Lucinda Margaret Grealy (June 3, 1963 — December 18, 2002) was a poet and memoirist who wrote Autobiography of a Face in 1994. This critically acclaimed book describes her childhood and early adolescence experience with cancer of the jaw, which left her with some facial disfigurement. In a 1994 interview with Charlie Rose conducted right before she rose to the height of her fame, Lucy states that she considers her book to be primarily about the issue of 'identity.'
Grealy was born in Dublin, Ireland, and her family moved to the United States in April 1967, settling in Spring Valley, New York. She was diagnosed at the age of 9 with a rare form of cancer called Ewing's sarcoma. Treatment for this often fatal cancer (Grealy reports an estimated 5% survival rate) led to the removal of her jawbone, and over the following years she had many facial reconstructive surgeries. The book describes how she weathered the cruelty of schoolmates and others, suffering taunts and endless stares from strangers.
At 18, Grealy entered Sarah Lawrence College where she made her first real friends and nurtured her love of poetry. She graduated in 1985 and went on to study at the Iowa Writers' Workshop. In Iowa she lived with fellow writer Ann Patchett. Their friendship is the subject of Patchett's 2004 memoir A Friendship.
She also published a collection of essays in 2000, titled As Seen on TV: Provocations.

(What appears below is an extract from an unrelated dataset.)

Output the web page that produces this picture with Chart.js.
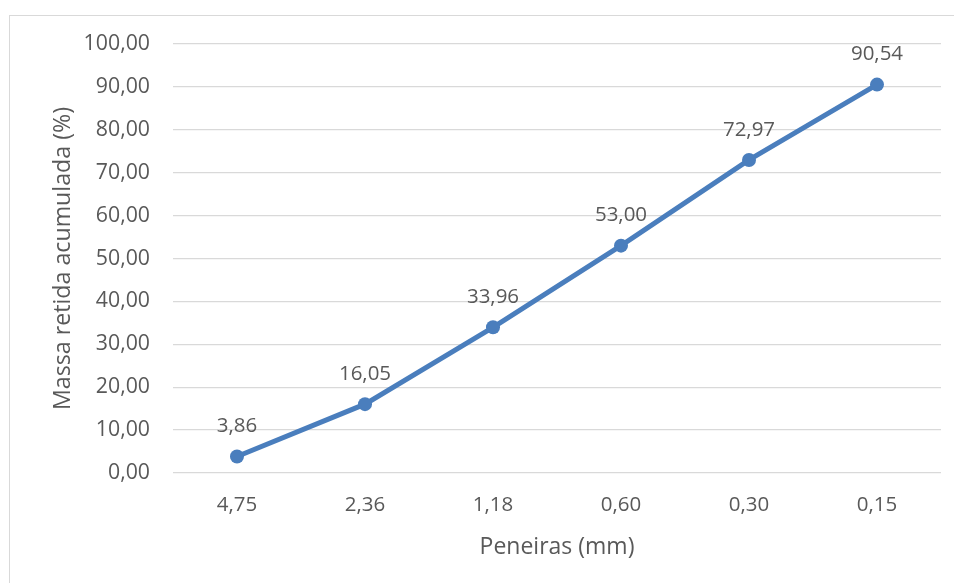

Following her final reconstructive surgery, Grealy became dependent upon her prescribed painkiller, OxyContin, as she had earlier with codeine. She died of an accidental drug overdose on December 18, 2002, in New York City, at the age of 39.
Her sister, Suellen Grealy, is opposed to Ann Patchett's depiction of Lucy in Truth & Beauty. She claims that Patchett and the book's publisher Harper Collins stole the Grealy family's right to grieve privately.